Abstract

In plants, cysteine protease inhibitors are involved in the regulation of protein turnover and play an important role in resistance against insects and pathogens. AtCYS1 from Arabidopsis thaliana encodes a protein of 102 amino acids that contains the conserved motif of cysteine protease inhibitors belonging to the cystatin superfamily (Gln-Val-Val-Ala-Gly). Recombinant A. thaliana cystatin-1 (AtCYS1) was expressed in Escherichia coli and purified. AtCYS1 inhibits the catalytic activity of papain (Kd = 4.0 x 10-2 micro m, at pH 7.0 and 25 degrees C), generally taken as a molecular model of cysteine proteases. The molecular bases for papain inhibition by AtCYS1 have been analysed taking into account the three-dimensional structure of the papain-stefin B complex. AtCYS1 is constitutively expressed in roots and in developing siliques of A. thaliana.

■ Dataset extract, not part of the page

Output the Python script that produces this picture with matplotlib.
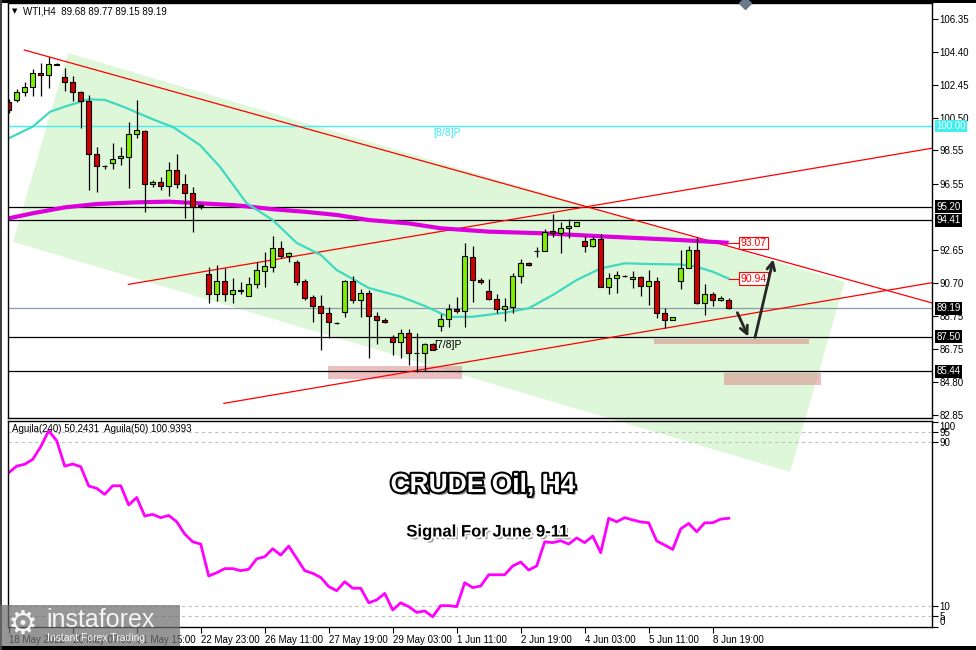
import matplotlib
matplotlib.use("Agg")
import matplotlib.pyplot as plt
import matplotlib.patheffects as pe
import matplotlib.transforms as mtrans
from matplotlib.patches import Polygon, Rectangle
from matplotlib.lines import Line2D

plt.rcParams['font.family'] = ['Liberation Sans', 'DejaVu Sans']
plt.rcParams['font.size'] = 7

W, H = 976, 650

# ---- WTI H4 candles ----
opens = [101.44, 101.54, 102.04, 102.33, 103.16, 103.01, 103.66, 102.93, 102.63, 102.00,
         101.50, 98.32, 97.64, 97.79, 98.08, 98.18, 99.51, 99.70, 96.54, 96.70,
         96.44, 97.39, 96.54, 96.00, 95.30, 91.20, 90.01, 90.80, 90.01, 90.20,
         89.93, 90.60, 91.41, 91.65, 92.74, 92.30, 91.95, 90.80, 89.83, 89.34,
         88.88, 88.33, 88.94, 90.82, 89.67, 90.07, 88.72, 88.49, 87.46, 87.20,
         87.70, 86.55, 86.51, 87.04, 88.15, 88.55, 89.12, 89.02, 92.21, 90.86,
         90.23, 89.72, 89.12, 89.28, 91.10, 91.85, 92.60, 92.60, 93.77, 93.63,
         93.93, 94.08, 93.19, 92.90, 93.28, 90.46, 90.96, 91.12, 90.90, 91.02,
         90.52, 90.80, 88.88, 88.49, 90.80, 91.59, 92.64, 89.51, 90.01, 89.67,
         89.68]
highs = [101.60, 102.20, 102.60, 103.38, 103.72, 104.08, 103.72, 103.42, 102.97, 102.08,
         101.84, 98.77, 97.70, 98.97, 98.77, 100.26, 101.54, 99.76, 96.80, 96.99,
         97.84, 98.34, 97.15, 96.40, 95.40, 91.65, 91.75, 91.55, 90.96, 90.76,
         91.02, 91.95, 92.54, 93.47, 93.17, 92.54, 92.05, 90.90, 89.97, 89.97,
         89.24, 88.35, 90.85, 91.10, 90.31, 90.27, 88.98, 88.62, 87.60, 87.93,
         87.93, 87.70, 87.10, 87.10, 88.82, 89.42, 89.87, 93.07, 92.88, 90.95,
         90.92, 90.01, 89.77, 91.30, 92.09, 91.90, 92.84, 93.87, 94.78, 94.32,
         94.46, 94.32, 93.47, 93.47, 93.57, 91.26, 91.41, 91.15, 91.40, 91.10,
         91.45, 91.02, 89.18, 88.67, 92.64, 92.88, 93.40, 90.62, 90.17, 89.90,
         89.77]
lows = [100.80, 101.45, 101.80, 101.80, 101.80, 102.27, 103.60, 102.08, 101.50, 99.90,
        96.20, 96.10, 97.45, 97.43, 97.68, 96.30, 99.27, 94.91, 96.40, 96.20,
        95.86, 96.30, 94.52, 93.73, 95.10, 89.51, 89.60, 89.60, 89.51, 90.01,
        89.90, 90.37, 90.46, 91.35, 92.15, 91.94, 90.56, 89.70, 88.39, 86.70,
        87.40, 88.27, 88.68, 89.48, 88.68, 86.21, 87.06, 88.33, 86.40, 86.21,
        85.82, 85.38, 85.48, 86.70, 87.83, 88.09, 88.92, 88.05, 89.57, 90.65,
        89.67, 88.88, 88.45, 88.92, 90.70, 91.67, 92.21, 92.58, 93.43, 92.44,
        93.34, 94.05, 92.54, 92.80, 90.43, 90.03, 90.11, 91.05, 90.40, 89.93,
        89.38, 88.62, 88.00, 88.47, 90.31, 91.55, 89.44, 88.78, 89.32, 89.62,
        89.15]
closes = [100.95, 102.04, 102.33, 103.16, 103.01, 103.66, 103.64, 102.63, 102.04, 101.50,
          98.32, 97.64, 97.62, 98.02, 98.24, 99.51, 99.76, 96.54, 96.70, 96.44,
          97.39, 96.54, 96.00, 95.17, 95.25, 90.01, 90.80, 90.01, 90.27, 90.25,
          90.60, 91.45, 91.69, 92.74, 92.30, 92.44, 90.76, 89.81, 89.34, 88.88,
          88.35, 88.30, 90.82, 89.67, 90.07, 88.72, 88.49, 88.35, 87.20, 87.70,
          86.55, 86.53, 87.04, 86.71, 88.55, 89.12, 89.02, 92.29, 90.86, 90.72,
          89.72, 89.12, 89.32, 91.10, 91.85, 91.73, 92.58, 93.73, 93.63, 93.93,
          94.07, 94.28, 92.90, 93.28, 90.46, 90.96, 91.16, 91.08, 91.02, 90.52,
          90.80, 88.88, 88.49, 88.65, 91.55, 92.64, 89.51, 90.01, 89.67, 89.81,
          89.19]

# moving averages (bar index, price)
ma_fast_x = [0, 3, 5.2, 7, 10, 12, 14.3, 17.7, 20.6, 23.9, 26.4, 29.75, 33, 36, 39, 41, 45,
             49, 52, 55, 58, 62, 65, 68, 71, 74, 77, 80, 84, 86, 88, 90]
ma_fast_y = [99.27, 99.96, 100.85, 101.15, 101.58, 101.55, 101.15, 100.46, 99.92, 98.87,
             97.58, 95.41, 94.42, 93.06, 92.35, 91.45, 90.39, 89.87, 89.32, 88.67, 88.68,
             88.92, 89.18, 89.97, 90.86, 91.55, 91.85, 91.81, 91.78, 91.65, 91.35, 90.94]
ma_slow_x = [0, 3, 7, 11, 16, 20, 24, 28, 30, 33, 37, 41, 45, 50, 54, 60, 67, 75, 84, 90]
ma_slow_y = [94.52, 94.82, 95.17, 95.37, 95.47, 95.51, 95.41, 95.31, 95.22, 95.06, 94.91,
             94.72, 94.42, 94.22, 93.93, 93.73, 93.63, 93.43, 93.23, 93.07]

# Aguila(240) oscillator
aguila = [75.2, 78.4, 79.3, 81.7, 87.9, 95.7, 90.8, 78.4, 79.4, 78.1,
          68.7, 67.5, 64.6, 68.8, 68.8, 59.4, 63.1, 54.0, 54.8, 53.2,
          54.3, 51.2, 45.2, 41.4, 40.3, 24.7, 26.3, 28.3, 28.3, 27.3,
          28.0, 33.1, 34.1, 38.0, 34.9, 39.3, 33.3, 27.3, 26.0, 24.0,
          19.5, 17.5, 21.9, 18.7, 18.7, 11.6, 13.0, 16.2, 8.1, 11.6,
          9.7, 6.9, 7.6, 4.8, 10.2, 10.2, 9.7, 21.4, 19.0, 19.8,
          25.3, 25.3, 25.3, 29.6, 31.5, 27.6, 29.6, 41.4, 41.0, 41.9,
          40.3, 43.3, 41.0, 44.2, 36.1, 52.9, 51.2, 53.2, 52.1, 51.1,
          50.7, 41.8, 39.8, 37.7, 47.7, 50.4, 46.3, 50.7, 50.7, 52.5,
          52.9]

time_ticks = list(range(0, 89, 8))
time_labels = ["18 May 2022", "20 May 07:00", "21 May 15:00", "22 May 23:00", "26 May 11:00",
               "27 May 19:00", "29 May 03:00", "1 Jun 11:00", "2 Jun 19:00", "4 Jun 03:00",
               "5 Jun 11:00", "8 Jun 19:00"]
price_ticks = [106.35, 104.40, 102.45, 100.50, 98.55, 96.55, 92.65, 90.70, 88.75, 86.75,
               84.80, 82.85]
levels = [95.20, 94.41, 87.50, 85.44]
last_price = 89.19
murrey_8 = 100.00
murrey_7 = 87.50

# drawn objects (bar index, price)
channel = [(7.41, 104.33), (104.5, 90.74), (97.66, 79.47), (0.54, 93.12)]
trend_lines = [((1.95, 104.51), (115.4, 89.5)),
               ((14.95, 90.6), (115.4, 98.68)),
               ((26.9, 83.54), (115.4, 90.7))]
zones = [(39.95, 56.6, 84.99, 85.76), (80.7, 100.0, 87.06, 87.34), (89.4, 101.5, 84.63, 85.36)]

fig = plt.figure(figsize=(W / 100, H / 100), dpi=100)
ax = fig.add_axes([8 / W, 1 - 418 / H, 924 / W, 415 / H])
ax2 = fig.add_axes([8 / W, 1 - 627 / H, 924 / W, 206 / H])
ax2.set_facecolor('none')

ax.set_xlim(-0.09, 115.41)
ax.set_ylim(82.67, 107.30)

ax.add_patch(Polygon(channel, closed=True, fc='#ddf7d8', ec='none', zorder=0, clip_on=False))
for x0, x1, y0, y1 in zones:
    ax.add_patch(Rectangle((x0, y0), x1 - x0, y1 - y0, fc='#d98080', ec='none', alpha=0.5,
                           zorder=1, clip_on=False))

for lv in levels:
    ax.axhline(lv, color='black', lw=0.9, zorder=1.2)
ax.axhline(last_price, color='#8a9ab0', lw=0.9, zorder=1.2)
ax.axhline(murrey_8, color='#40f0f0', lw=1.0, zorder=1.2)
ax.text(53.1, 99.57, '[8/8]P', color='#40e8f0', fontsize=7.5, va='center', ha='left')
ax.text(53.2, 86.99, '[7/8]P', color='black', fontsize=7.5, va='center', ha='left')

for (xa, ya), (xb, yb) in trend_lines:
    ax.plot([xa, xb], [ya, yb], color='#ff0000', lw=0.9, zorder=1.4)

ax.plot(ma_slow_x, ma_slow_y, color='#dd00dd', lw=3.0, zorder=1.6, solid_capstyle='butt')
ax.plot(ma_fast_x, ma_fast_y, color='#40d9c0', lw=1.6, zorder=1.7)

idx = list(range(len(opens)))
ax.vlines(idx, lows, highs, color='black', lw=0.9, zorder=2)
bottoms = [min(o, c) for o, c in zip(opens, closes)]
heights = [max(abs(c - o), 0.02) for o, c in zip(opens, closes)]
colors = ['#7cf000' if c >= o else '#d40000' for o, c in zip(opens, closes)]
ax.bar(idx, heights, bottom=bottoms, width=0.62, color=colors, edgecolor='black',
       linewidth=0.8, zorder=2.1)

# MA value tags
for val in (ma_slow_y[-1], ma_fast_y[-1]):
    ax.plot([90, 91.3], [val, val], color='red', lw=0.8, zorder=3)
    ax.text(91.45, val, f'{val:.2f}', color='red', fontsize=7.5, va='center', ha='left',
            bbox=dict(boxstyle='square,pad=0.12', fc='white', ec='red', lw=0.8), zorder=4)

# projected path
arr = dict(arrowstyle='->,head_length=0.8,head_width=0.4', color='#262626', lw=2.0,
           shrinkA=0, shrinkB=0)
ax.annotate('', xy=(92.45, 87.5), xytext=(91.08, 88.92), arrowprops=arr, zorder=5)
ax.annotate('', xy=(95.58, 92.09), xytext=(93.29, 87.46), arrowprops=arr, zorder=5)

# right price scale
ax.yaxis.tick_right()
ax.set_yticks(price_ticks)
ax.set_yticklabels([f'{t:.2f}' for t in price_ticks])
ax.tick_params(axis='y', length=4, width=0.8, pad=1.5, labelsize=7)
ax.set_xticks([])
for s in ax.spines.values():
    s.set_linewidth(1.0)

tr = mtrans.blended_transform_factory(ax.transAxes, ax.transData)
for lv, fc in [(95.20, 'black'), (94.41, 'black'), (last_price, 'black'), (87.50, 'black'),
               (85.44, 'black'), (murrey_8, '#40f0f0')]:
    ax.text(1.0045, lv, f'{lv:.2f}', transform=tr, color='white', fontsize=7, va='center',
            ha='left', bbox=dict(boxstyle='square,pad=0.15', fc=fc, ec='none'), zorder=5,
            clip_on=False)

# indicator panel
ax2.set_xlim(-0.09, 115.41)
ax2.set_ylim(-0.24, 100.45)
for lv in (95, 90, 10, 5):
    ax2.axhline(lv, color='#c0c0c0', lw=0.8, ls=(0, (3, 3)))
ax2.plot(idx, aguila, color='#ff00ff', lw=2.0)
ax2.yaxis.tick_right()
ax2.set_yticks([100, 95, 90, 10, 5, 0])
ax2.set_yticklabels(['100', '95', '90', '10', '5', '0'])
ax2.tick_params(axis='y', length=4, width=0.8, pad=1.5, labelsize=7)
ylab = ax2.get_yticklabels()
ylab[0].set_va('top')
ylab[-1].set_va('bottom')
ax2.set_xticks(time_ticks)
ax2.set_xticklabels(time_labels)
ax2.tick_params(axis='x', length=4, width=0.8, pad=1.5, labelsize=7)
for lab in ax2.get_xticklabels():
    lab.set_ha('left')
for s in ax2.spines.values():
    s.set_linewidth(1.0)

fig.text(12 / W, 1 - 11 / H, '\u25bc', fontsize=5, va='center', ha='left',
         family='DejaVu Sans')
fig.text(23 / W, 1 - 11 / H, 'WTI,H4  89.68 89.77 89.15 89.19', fontsize=7, va='center',
         ha='left')
fig.text(12 / W, 1 - 429 / H, 'Aguila(240) 50.2431  Aguila(50) 100.9393', fontsize=7,
         va='center', ha='left')

fig.text(483 / W, 1 - 485 / H, 'CRUDE Oil, H4', fontsize=19, fontweight='bold',
         color='white', ha='center', va='center',
         path_effects=[pe.SimplePatchShadow(offset=(2, -2), shadow_rgbFace='black', alpha=0.45),
                       pe.Stroke(linewidth=3, foreground='black'), pe.Normal()])
fig.text(487 / W, 1 - 532 / H, 'Signal For June 9-11', fontsize=12, fontweight='bold',
         color='black', ha='center', va='center',
         path_effects=[pe.SimplePatchShadow(offset=(2, -2), shadow_rgbFace='black', alpha=0.35),
                       pe.Stroke(linewidth=2.5, foreground='white'), pe.Normal()])

# shift marker and frame
fig.add_artist(Line2D([745 / W], [1 - 3 / H], marker='D', markersize=6, color='#6a7a8a',
                      transform=fig.transFigure))
fig.add_artist(Rectangle((0, 1 - 3 / H), 1, 3 / H, transform=fig.transFigure, fc='black',
                         ec='none'))
fig.add_artist(Rectangle((0, 0), 1, 4 / H, transform=fig.transFigure, fc='black', ec='none'))
fig.add_artist(Rectangle((0, 0), 2 / W, 1, transform=fig.transFigure, fc='#404040', ec='none'))

# watermark
fig.add_artist(Rectangle((0, 4 / H), 180 / W, 41 / H, transform=fig.transFigure,
                         fc='#6e6e6e', ec='none', alpha=0.72))
fig.text(23 / W, 1 - 624 / H, '\u2699', fontsize=24, color='white', ha='center',
         va='center', family='DejaVu Sans', alpha=0.9)
fig.text(46 / W, 1 - 620 / H, 'instaforex', fontsize=18, color='white', ha='left',
         va='center', alpha=0.9)
fig.text(47 / W, 1 - 638 / H, 'Instant Forex Trading', fontsize=7.5, color='white',
         ha='left', va='center', alpha=0.9)

fig.savefig('out.png', dpi=100)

In leaves, AtCYS1 is strongly induced by wounding, by challenge with avirulent pathogens and by nitric oxide (NO). The overexpression of AtCYS1 blocks cell death activated by either avirulent pathogens or by oxidative and nitrosative stress in both A. thaliana suspension cultured cells and in transgenic tobacco plants. The suppression of the NO-mediated cell death in plants overexpressing AtCYS1 provides the evidence that NO is not cytotoxic for the plant, indicating that NO functions as cell death trigger through the stimulation of an active process, in which cysteine proteases and theirs proteinaceous inhibitors appear to play a crucial role.